The piece we want to hide is the path with the class “domain”. Everything else in there are the tick marks and their labels.

We want to restyle that path. We could do it with a CSS file, using the “domain” class.

We are going to do it with code, however.

All nodes in D3 have a nice method called selectAll(selector). The selectAll method will poke around inside of the node and look for elements that match the selector. The selector will be a CSS Selector string. In this case, the element we want has the class “domain”, so our selector can be ".domain" (the “.” indicates it is a class).

We could call selectAll on the axes (e.g., xAxis.select(".domain")), but we want to change both both path elements, so we will call it on svg, which will return all of the matching elements in the entire visualization.

svg.selectAll(".domain")

once we have a selection, we can use any of the methods we have already seen. So, we will use style to remove the stroke color.

svg.selectAll('.domain')
    .style("stroke", "none");

Warning

If it didn’t work, make sure that you add this to your code after both axes are already on the page.

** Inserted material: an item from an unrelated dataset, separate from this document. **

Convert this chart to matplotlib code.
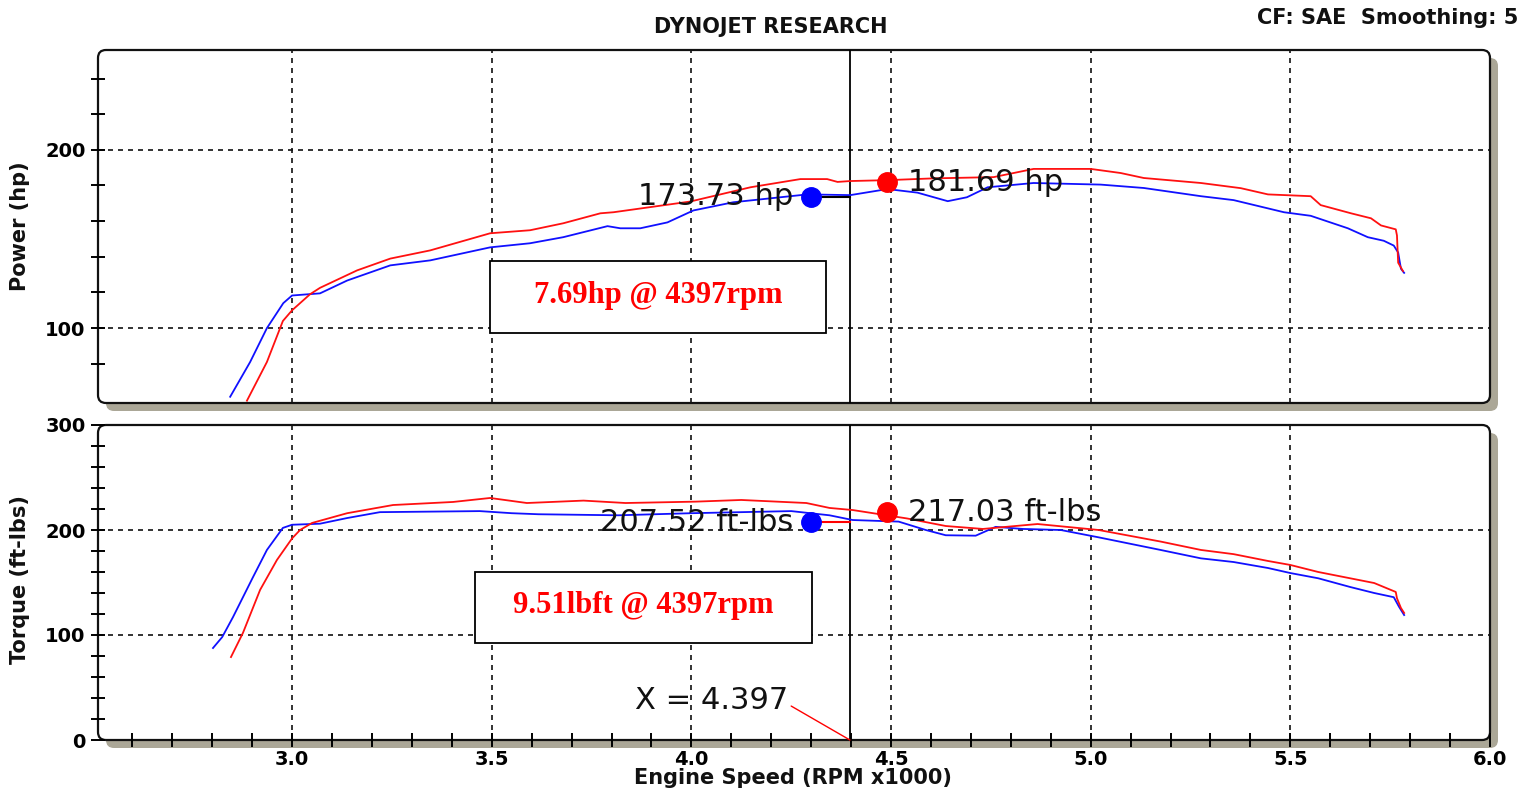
import numpy as np
import matplotlib
matplotlib.use('Agg')
import matplotlib.pyplot as plt
from matplotlib.patches import FancyBboxPatch, Rectangle
from matplotlib.ticker import FixedLocator, FuncFormatter

# =====================================================================
# DATA (engine speed in RPM x1000)
# =====================================================================
hp_blue_rpm = [2.845, 2.895, 2.937, 2.978, 3.00, 3.07, 3.138, 3.246, 3.346, 3.496, 3.596, 3.679,
               3.79, 3.822, 3.872, 3.94, 4.005, 4.105, 4.223, 4.29, 4.398, 4.491, 4.566, 4.642,
               4.69, 4.742, 4.857, 5.025, 5.133, 5.276, 5.358, 5.484, 5.551, 5.644, 5.694, 5.734,
               5.759, 5.77, 5.777, 5.785]
hp_blue = [61.5, 81, 100, 114, 118.3, 119.5, 126.7, 135.2, 138, 145.3, 147.6, 151,
           157.2, 156, 156, 159.3, 166, 170.6, 173.4, 175, 174.6, 178, 176, 171.2,
           173.4, 179, 181.4, 180.5, 178.6, 174, 171.8, 165, 163, 156, 151, 149,
           146.3, 142.4, 133.3, 131]

hp_red_rpm = [2.887, 2.937, 2.977, 3.00, 3.045, 3.07, 3.163, 3.246, 3.346, 3.496, 3.596, 3.679,
              3.772, 3.805, 3.997, 4.148, 4.273, 4.34, 4.366, 4.398, 4.491, 4.607, 4.757, 4.857,
              5.0, 5.075, 5.133, 5.276, 5.376, 5.444, 5.551, 5.576, 5.652, 5.702, 5.727, 5.764,
              5.767, 5.77, 5.782]
hp_red = [59.3, 81, 104, 110, 119, 122.6, 132.4, 139, 143.6, 153.2, 154.9, 158.8,
          164.4, 165, 171, 179, 183.6, 183.6, 182, 182.5, 183, 184, 184.7, 189.3,
          189.3, 187, 184.2, 181.4, 178.5, 175, 174, 169, 164.4, 161.6, 157.6, 155.4,
          152, 136.7, 132]

tq_blue_rpm = [2.802, 2.825, 2.852, 2.902, 2.937, 2.977, 3.00, 3.07, 3.138, 3.22, 3.47, 3.55,
               3.617, 3.817, 4.0, 4.25, 4.346, 4.404, 4.519, 4.587, 4.637, 4.712, 4.762, 4.83,
               4.925, 5.02, 5.175, 5.276, 5.358, 5.444, 5.5, 5.57, 5.65, 5.71, 5.759, 5.772, 5.785]
tq_blue = [87.6, 98, 117, 155, 181, 202, 205, 206, 211.4, 217, 218, 216,
           215, 214, 216, 218, 214, 209.5, 208, 200, 195, 194.6, 203, 201,
           200, 193, 181, 173, 169.5, 163.8, 159, 154, 145.7, 140, 136, 127, 119]

tq_red_rpm = [2.847, 2.877, 2.92, 2.962, 3.00, 3.02, 3.05, 3.138, 3.253, 3.403, 3.496, 3.588,
              3.73, 3.835, 4.01, 4.125, 4.288, 4.346, 4.404, 4.54, 4.637, 4.73, 4.867, 5.02,
              5.175, 5.276, 5.358, 5.444, 5.5, 5.57, 5.65, 5.71, 5.764, 5.767, 5.777, 5.785]
tq_red = [79, 102, 143, 171.4, 192, 200, 206.7, 216, 223.8, 226.7, 230.5, 225.7,
          228, 225.7, 227, 228.6, 225.7, 221, 219, 211, 203.8, 201, 205.7, 200,
          189, 181, 177, 170.5, 166.7, 160, 154, 149.5, 141, 135, 125.7, 121]

CURSOR_RPM = 4.397
BLUE_PEAK = (4.30, 173.73, 207.52)   # rpm, hp, ft-lbs
RED_PEAK = (4.49, 181.69, 217.03)
HP_GAIN_TEXT = "7.69hp @ 4397rpm"
TQ_GAIN_TEXT = "9.51lbft @ 4397rpm"

# =====================================================================
# LAYOUT (pixel geometry of the two panels)
# =====================================================================
W, H, DPI = 1536, 794, 100
fig = plt.figure(figsize=(W / DPI, H / DPI), dpi=DPI)

def frac(x0, y0, x1, y1):
    return [x0 / W, 1 - y1 / H, (x1 - x0) / W, (y1 - y0) / H]

PANELS = [(98, 50, 1490, 403), (98, 425, 1490, 740)]
SHADOW = '#aba797'

def add_frame(x0, y0, x1, y1):
    w, h = (x1 - x0) / DPI, (y1 - y0) / DPI
    xi, yi = x0 / DPI, (H - y1) / DPI
    sh = FancyBboxPatch((xi + 0.08, yi - 0.08), w, h, boxstyle="round,pad=0,rounding_size=0.08",
                        transform=fig.dpi_scale_trans, fc=SHADOW, ec='none', zorder=-3)
    fr = FancyBboxPatch((xi, yi), w, h, boxstyle="round,pad=0,rounding_size=0.08",
                        transform=fig.dpi_scale_trans, fc='white', ec='#111111', lw=1.6, zorder=-2)
    fig.add_artist(sh)
    fig.add_artist(fr)

for p in PANELS:
    add_frame(*p)

ax1 = fig.add_axes(frac(*PANELS[0]))
ax2 = fig.add_axes(frac(*PANELS[1]))

XLIM = (2.514, 6.0)
grid_kw = dict(color='#111111', lw=1.2, dashes=(3, 3), zorder=1)

for ax in (ax1, ax2):
    ax.patch.set_visible(False)
    for s in ax.spines.values():
        s.set_visible(False)
    ax.set_xlim(*XLIM)
    for xv in [3.0, 3.5, 4.0, 4.5, 5.0, 5.5]:
        ax.axvline(xv, **grid_kw)
    ax.axvline(CURSOR_RPM, color='black', lw=1.3, zorder=3)
    ax.tick_params(axis='y', which='both', direction='inout', length=10, width=1.4,
                   labelsize=14, pad=4)

# ---------------- Power panel ----------------
ax1.set_ylim(58, 256)
ax1.yaxis.set_major_locator(FixedLocator(np.arange(80, 241, 20)))
ax1.yaxis.set_major_formatter(FuncFormatter(lambda v, p: f"{v:.0f}" if v % 100 == 0 else ""))
ax1.tick_params(axis='x', which='both', bottom=False, labelbottom=False)
for yv in [100, 200]:
    ax1.axhline(yv, **grid_kw)

ax1.plot(hp_blue_rpm, hp_blue, color='#1010ff', lw=1.3, zorder=4)
ax1.plot(hp_red_rpm, hp_red, color='#ff1010', lw=1.3, zorder=4)

ax1.plot([BLUE_PEAK[0], CURSOR_RPM], [BLUE_PEAK[1], BLUE_PEAK[1]], color='black', lw=1.5, zorder=5)
ax1.plot(BLUE_PEAK[0], BLUE_PEAK[1], 'o', color='#0000ff', ms=14, zorder=6)
ax1.plot(RED_PEAK[0], RED_PEAK[1], 'o', color='#ff0000', ms=14, zorder=6)
ax1.annotate(f"{BLUE_PEAK[1]:.2f} hp", (BLUE_PEAK[0], BLUE_PEAK[1]), textcoords='offset points',
             xytext=(-13, 0), ha='right', va='center', fontsize=22, color='#111111', zorder=7)
ax1.annotate(f"{RED_PEAK[1]:.2f} hp", (RED_PEAK[0], RED_PEAK[1]), textcoords='offset points',
             xytext=(15, 0), ha='left', va='center', fontsize=22, color='#111111', zorder=7)

ax1.add_patch(Rectangle((3.496, 97.4), 0.842, 40.0, fc='white', ec='black', lw=1.3, zorder=8))
ax1.text(3.917, 118.2, HP_GAIN_TEXT, ha='center', va='center', fontsize=22, fontweight='bold',
         family='Liberation Serif', color='#ff0000', zorder=9)

# ---------------- Torque panel ----------------
ax2.set_ylim(0, 300)
ax2.yaxis.set_major_locator(FixedLocator(np.arange(0, 301, 20)))
ax2.yaxis.set_major_formatter(FuncFormatter(lambda v, p: f"{v:.0f}" if v % 100 == 0 else ""))
ax2.xaxis.set_major_locator(FixedLocator([3.0, 3.5, 4.0, 4.5, 5.0, 5.5, 6.0]))
ax2.xaxis.set_minor_locator(FixedLocator(np.arange(2.6, 6.0, 0.1)))
ax2.xaxis.set_major_formatter(FuncFormatter(lambda v, p: f"{v:.1f}"))
ax2.tick_params(axis='x', which='both', direction='inout', length=10, width=1.4,
                labelsize=14, pad=2)
for yv in [100, 200]:
    ax2.axhline(yv, **grid_kw)

for ax in (ax1, ax2):
    for lab in ax.get_yticklabels() + ax.get_xticklabels():
        lab.set_fontweight('bold')

ax2.plot(tq_blue_rpm, tq_blue, color='#1010ff', lw=1.3, zorder=4)
ax2.plot(tq_red_rpm, tq_red, color='#ff1010', lw=1.3, zorder=4)

ax2.plot([BLUE_PEAK[0], CURSOR_RPM], [BLUE_PEAK[2], BLUE_PEAK[2]], color='#ff0000', lw=1.5, zorder=5)
ax2.plot(BLUE_PEAK[0], BLUE_PEAK[2], 'o', color='#0000ff', ms=14, zorder=6)
ax2.plot(RED_PEAK[0], RED_PEAK[2], 'o', color='#ff0000', ms=14, zorder=6)
ax2.annotate(f"{BLUE_PEAK[2]:.2f} ft-lbs", (BLUE_PEAK[0], BLUE_PEAK[2]), textcoords='offset points',
             xytext=(-13, 0), ha='right', va='center', fontsize=22, color='#111111', zorder=7)
ax2.annotate(f"{RED_PEAK[2]:.2f} ft-lbs", (RED_PEAK[0], RED_PEAK[2]), textcoords='offset points',
             xytext=(15, 0), ha='left', va='center', fontsize=22, color='#111111', zorder=7)

ax2.add_patch(Rectangle((3.459, 92.4), 0.842, 67.6, fc='white', ec='black', lw=1.3, zorder=8))
ax2.text(3.88, 128, TQ_GAIN_TEXT, ha='center', va='center', fontsize=22, fontweight='bold',
         family='Liberation Serif', color='#ff0000', zorder=9)

ax2.annotate(f"X = {CURSOR_RPM:.3f}", xy=(CURSOR_RPM, 0), xytext=(4.243, 38),
             ha='right', va='center', fontsize=22, color='#111111', zorder=7,
             arrowprops=dict(arrowstyle='-', color='#ff0000', lw=1.0, shrinkA=0, shrinkB=0,
                             relpos=(1.0, 0.35)))

# ---------------- Figure texts ----------------
fig.text(771 / W, 1 - 27 / H, "DYNOJET RESEARCH", ha='center', va='center',
         fontsize=15, fontweight='bold', color='#111111')
fig.text(1518 / W, 1 - 18 / H, "CF: SAE  Smoothing: 5", ha='right', va='center',
         fontsize=15, fontweight='bold', color='#111111')
fig.text(20 / W, 1 - 226 / H, "Power (hp)", ha='center', va='center', rotation=90,
         fontsize=15, fontweight='bold', color='#111111')
fig.text(20 / W, 1 - 580 / H, "Torque (ft-lbs)", ha='center', va='center', rotation=90,
         fontsize=15, fontweight='bold', color='#111111')
fig.text(793 / W, 1 - 778 / H, "Engine Speed (RPM x1000)", ha='center', va='center',
         fontsize=15, fontweight='bold', color='#111111')

fig.savefig("out.png", dpi=DPI)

(Optional) Challenge: Add a legend

We do not have a tool for automatically generating legends ¹. The typical approach is to just think of it as another visualization.

To imagine how we might do this, we can think about what the structure might be. The swatches are easy – those are just <rect> tags. The text is just <text>. Beyond that, there are a lot of possibilities.

The model that I like is to wrap each swatch / text pair in its own g tag. That way, we can always put the swatch at (0,0) and the text at a fixed distance away. We then use translate on the g to lay out the row of swatches.

Then, we wrap all of those in a g so we can move it around the page as a single unit (if we want to).

Of course, to build this, we do it in reverse order. Append a g to the svg. Then, for each cluster, we create a new g and append it to the main g for the legend. Inside of this g, we create the rect and the text.

Where do we get the colors and cluster names? From the color scale! We can get the clusters with color.domain(), which when called with no arguments will return the domain ². We can then just use the scale the same way we did before to get the color associated with the scale.

I’ve been vaguer about the actual steps here, but it is the same process we did earlier to get the dots (and even earlier when we made the bar chart). See if you can figure it out.

Reflection

Before you submit, make sure to answer the questions in reflection.md.

Submitting your work

• Commit your work to the repository (see the git basics guide if you are unfamiliar with this process)
• push the work to github
• submit the repository on Gradescope (see the Gradescope submission guide)

Footnotes

1. In truth there are packages out there that we can install, but they aren’t from the D3 core. They are just from folks who generalized this process.

2. Alternatively, we also have the clusters array we made earlier to set the domain. That works as well, but getting it from the domain() is cleaner and is a good practice to adopt for moments when it is more work to recover the original domain.